RECORDED INFORMATION:

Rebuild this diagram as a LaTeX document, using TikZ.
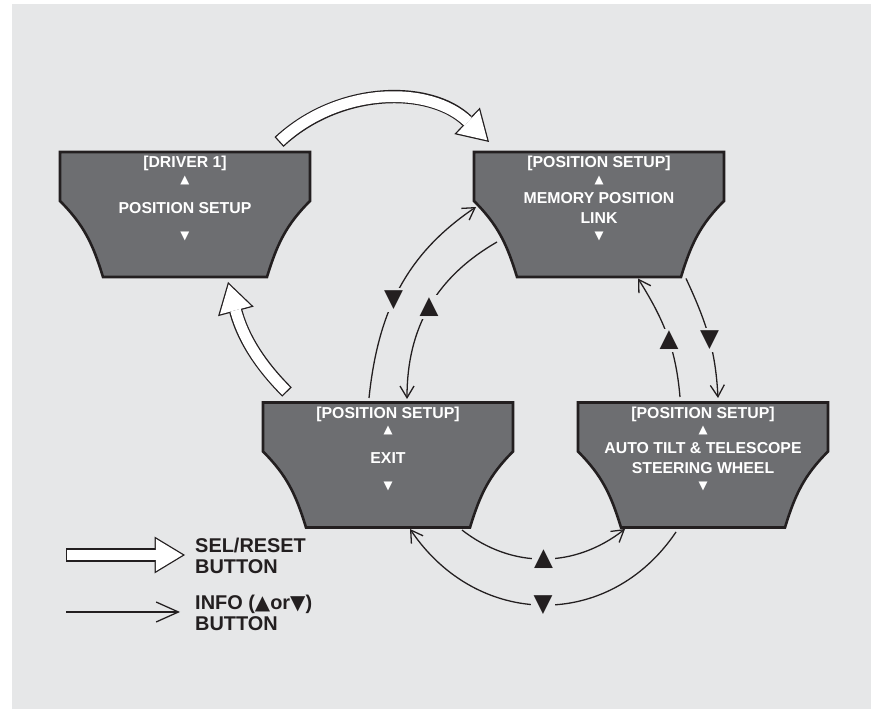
\documentclass[tikz,border=0pt]{standalone}
\usepackage{fontspec}
\setmainfont{Liberation Sans}
\newfontfamily\dvs{DejaVu Sans}
\usetikzlibrary{arrows.meta,calc}
\definecolor{bggray}{HTML}{E6E7E8}
\definecolor{scrgray}{HTML}{6D6E71}
\definecolor{dark}{HTML}{231F20}
\tikzset{
  screen/.style={minimum width=7.59cm, minimum height=3.84cm, inner sep=0pt,
    path picture={\draw[fill=scrgray, draw=dark, line width=2.2pt]
      ([shift={(1.5,-1.5)}]path picture bounding box.north west) -- ++(0,-49)
      to[out=-45,in=107] ++(43,-76) -- ++(164,0) to[out=73,in=225] ++(43,76)
      -- ++(0,49) -- cycle;}},
  scrtext/.style={text=white, font=\bfseries\fontsize{13.5}{17}\selectfont, align=center, inner sep=0pt},
  scrtitle/.style={scrtext, text height=9.6pt, text depth=0pt},
  scrmark/.style={text=white, font=\dvs\fontsize{10}{10}\selectfont, inner sep=0pt},
  bigmark/.style={text=dark, font=\dvs\fontsize{21}{21}\selectfont, fill=bggray, inner sep=2pt},
  legend/.style={anchor=west, align=left, text=dark, font=\bfseries\fontsize{17}{18}\selectfont, inner sep=0pt},
  info/.style={draw=dark, line width=1.1pt, -{Straight Barb[length=10pt,width=12pt]}},
  infokey/.style={info, -{Straight Barb[length=19pt,width=17pt]}},
  sel/.style={draw=white, line width=9.2pt, shorten <=1.1pt, shorten >=2.1pt,
    -{Triangle[length=22.8pt,width=27.6pt,line width=0pt]},
    preaction={draw=dark, line width=11.4pt, shorten <=0pt, shorten >=0pt,
      -{Triangle[length=26pt,width=31.5pt,line width=0pt]}}}
}

\begin{document}
\begin{tikzpicture}[x=0.03cm, y=0.03cm]
  \useasboundingbox (0,0) rectangle (871,709);
  \fill[white] (0,0) rectangle (871,709);
  \fill[bggray] (12,0) rectangle (871,705);

  % screens
  \node[screen] (b1) at (185,494.5) {};
  \node[scrtitle] (b1t) at ($(b1)+(0,52.5)$) {[DRIVER 1]};
  \node[scrmark] (b1u) at ($(b1)+(0,34.5)$) {▲};
  \node[scrtext] (b1m) at ($(b1)+(0,6.5)$) {POSITION SETUP};
  \node[scrmark] (b1d) at ($(b1)+(0,-21.5)$) {▼};

  \node[screen] (b2) at (599,494.5) {};
  \node[scrtitle] (b2t) at ($(b2)+(0,52.5)$) {[POSITION SETUP]};
  \node[scrmark] (b2u) at ($(b2)+(0,34.5)$) {▲};
  \node[scrtext] (b2m) at ($(b2)+(0,6.5)$) {MEMORY POSITION\\LINK};
  \node[scrmark] (b2d) at ($(b2)+(0,-21.5)$) {▼};

  \node[screen] (b3) at (388,244) {};
  \node[scrtitle] (b3t) at ($(b3)+(0,52.5)$) {[POSITION SETUP]};
  \node[scrmark] (b3u) at ($(b3)+(0,34.5)$) {▲};
  \node[scrtext] (b3m) at ($(b3)+(0,7)$) {EXIT};
  \node[scrmark] (b3d) at ($(b3)+(0,-21.5)$) {▼};

  \node[screen] (b4) at (703,244) {};
  \node[scrtitle] (b4t) at ($(b4)+(0,52.5)$) {[POSITION SETUP]};
  \node[scrmark] (b4u) at ($(b4)+(0,34.5)$) {▲};
  \node[scrtext] (b4m) at ($(b4)+(0,7)$) {AUTO TILT \& TELESCOPE\\STEERING WHEEL};
  \node[scrmark] (b4d) at ($(b4)+(0,-21.5)$) {▼};

  % SEL/RESET
  \draw[sel] ($(b1)+(94,72.5)$) to[out=43,in=136] ($(b2)+(-110,72.5)$);
  \draw[sel] ($(b3)+(-101,73)$) to[out=135,in=-75] ($(b1)+(43,-67.5)$);

  % INFO
  \draw[info] ($(b3)+(-19,67)$) to[out=84,in=214] node[bigmark, pos=0.44] (m1) {▼} ($(b2)+(-123,7.5)$);
  \draw[info] ($(b2)+(-102,-27.5)$) to[out=210,in=90] node[bigmark, pos=0.5] (m2) {▲} ($(b3)+(19,66)$);
  \draw[info] ($(b4)+(-23,68)$) to[out=95,in=-58] node[bigmark, pos=0.45] (m3) {▲} ($(b2)+(39,-64)$);
  \draw[info] ($(b2)+(87,-64)$) to[out=-65,in=93] node[bigmark, pos=0.53] (m4) {▼} ($(b4)+(15,67)$);
  \draw[info] ($(b3)+(74,-65)$) to[out=-38,in=218] node[bigmark, pos=0.5] (m5) {▲} ($(b4)+(-78,-64)$);
  \draw[info] ($(b4)+(-27,-67)$) to[out=236,in=-56,looseness=1.15] node[bigmark, pos=0.5] (m6) {▼} ($(b3)+(22,-64)$);

  % legend
  \coordinate (selA) at (66,154);
  \coordinate (selB) at (185,154);
  \draw[sel] (selA) -- (selB);
  \node[legend] (selL) at (195,153.5) {SEL/RESET\\BUTTON};
  \coordinate (infoA) at (66,97);
  \coordinate (infoB) at (180,97);
  \draw[infokey] (infoA) -- (infoB);
  \node[legend] (infoL) at (195,96.5) {INFO ({\dvs ▲}or{\dvs ▼})\\BUTTON};
\end{tikzpicture}
\end{document}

EXERCISE BRIEF: Every line of text is to be repeated exactly; pictures are left out.

ANSWER BELOW:
Rebuild this diagram as a LaTeX document, using TikZ.
\documentclass[tikz,border=0pt]{standalone}
\usepackage{fontspec}
\setmainfont{Liberation Sans}
\newfontfamily\dvs{DejaVu Sans}
\usetikzlibrary{arrows.meta,calc}
\definecolor{bggray}{HTML}{E6E7E8}
\definecolor{scrgray}{HTML}{6D6E71}
\definecolor{dark}{HTML}{231F20}
\tikzset{
  screen/.style={minimum width=7.59cm, minimum height=3.84cm, inner sep=0pt,
    path picture={\draw[fill=scrgray, draw=dark, line width=2.2pt]
      ([shift={(1.5,-1.5)}]path picture bounding box.north west) -- ++(0,-49)
      to[out=-45,in=107] ++(43,-76) -- ++(164,0) to[out=73,in=225] ++(43,76)
      -- ++(0,49) -- cycle;}},
  scrtext/.style={text=white, font=\bfseries\fontsize{13.5}{17}\selectfont, align=center, inner sep=0pt},
  scrtitle/.style={scrtext, text height=9.6pt, text depth=0pt},
  scrmark/.style={text=white, font=\dvs\fontsize{10}{10}\selectfont, inner sep=0pt},
  bigmark/.style={text=dark, font=\dvs\fontsize{21}{21}\selectfont, fill=bggray, inner sep=2pt},
  legend/.style={anchor=west, align=left, text=dark, font=\bfseries\fontsize{17}{18}\selectfont, inner sep=0pt},
  info/.style={draw=dark, line width=1.1pt, -{Straight Barb[length=10pt,width=12pt]}},
  infokey/.style={info, -{Straight Barb[length=19pt,width=17pt]}},
  sel/.style={draw=white, line width=9.2pt, shorten <=1.1pt, shorten >=2.1pt,
    -{Triangle[length=22.8pt,width=27.6pt,line width=0pt]},
    preaction={draw=dark, line width=11.4pt, shorten <=0pt, shorten >=0pt,
      -{Triangle[length=26pt,width=31.5pt,line width=0pt]}}}
}

\begin{document}
\begin{tikzpicture}[x=0.03cm, y=0.03cm]
  \useasboundingbox (0,0) rectangle (871,709);
  \fill[white] (0,0) rectangle (871,709);
  \fill[bggray] (12,0) rectangle (871,705);

  % screens
  \node[screen] (b1) at (185,494.5) {};
  \node[scrtitle] (b1t) at ($(b1)+(0,52.5)$) {[DRIVER 1]};
  \node[scrmark] (b1u) at ($(b1)+(0,34.5)$) {▲};
  \node[scrtext] (b1m) at ($(b1)+(0,6.5)$) {POSITION SETUP};
  \node[scrmark] (b1d) at ($(b1)+(0,-21.5)$) {▼};

  \node[screen] (b2) at (599,494.5) {};
  \node[scrtitle] (b2t) at ($(b2)+(0,52.5)$) {[POSITION SETUP]};
  \node[scrmark] (b2u) at ($(b2)+(0,34.5)$) {▲};
  \node[scrtext] (b2m) at ($(b2)+(0,6.5)$) {MEMORY POSITION\\LINK};
  \node[scrmark] (b2d) at ($(b2)+(0,-21.5)$) {▼};

  \node[screen] (b3) at (388,244) {};
  \node[scrtitle] (b3t) at ($(b3)+(0,52.5)$) {[POSITION SETUP]};
  \node[scrmark] (b3u) at ($(b3)+(0,34.5)$) {▲};
  \node[scrtext] (b3m) at ($(b3)+(0,7)$) {EXIT};
  \node[scrmark] (b3d) at ($(b3)+(0,-21.5)$) {▼};

  \node[screen] (b4) at (703,244) {};
  \node[scrtitle] (b4t) at ($(b4)+(0,52.5)$) {[POSITION SETUP]};
  \node[scrmark] (b4u) at ($(b4)+(0,34.5)$) {▲};
  \node[scrtext] (b4m) at ($(b4)+(0,7)$) {AUTO TILT \& TELESCOPE\\STEERING WHEEL};
  \node[scrmark] (b4d) at ($(b4)+(0,-21.5)$) {▼};

  % SEL/RESET
  \draw[sel] ($(b1)+(94,72.5)$) to[out=43,in=136] ($(b2)+(-110,72.5)$);
  \draw[sel] ($(b3)+(-101,73)$) to[out=135,in=-75] ($(b1)+(43,-67.5)$);

  % INFO
  \draw[info] ($(b3)+(-19,67)$) to[out=84,in=214] node[bigmark, pos=0.44] (m1) {▼} ($(b2)+(-123,7.5)$);
  \draw[info] ($(b2)+(-102,-27.5)$) to[out=210,in=90] node[bigmark, pos=0.5] (m2) {▲} ($(b3)+(19,66)$);
  \draw[info] ($(b4)+(-23,68)$) to[out=95,in=-58] node[bigmark, pos=0.45] (m3) {▲} ($(b2)+(39,-64)$);
  \draw[info] ($(b2)+(87,-64)$) to[out=-65,in=93] node[bigmark, pos=0.53] (m4) {▼} ($(b4)+(15,67)$);
  \draw[info] ($(b3)+(74,-65)$) to[out=-38,in=218] node[bigmark, pos=0.5] (m5) {▲} ($(b4)+(-78,-64)$);
  \draw[info] ($(b4)+(-27,-67)$) to[out=236,in=-56,looseness=1.15] node[bigmark, pos=0.5] (m6) {▼} ($(b3)+(22,-64)$);

  % legend
  \coordinate (selA) at (66,154);
  \coordinate (selB) at (185,154);
  \draw[sel] (selA) -- (selB);
  \node[legend] (selL) at (195,153.5) {SEL/RESET\\BUTTON};
  \coordinate (infoA) at (66,97);
  \coordinate (infoB) at (180,97);
  \draw[infokey] (infoA) -- (infoB);
  \node[legend] (infoL) at (195,96.5) {INFO ({\dvs ▲}or{\dvs ▼})\\BUTTON};
\end{tikzpicture}
\end{document}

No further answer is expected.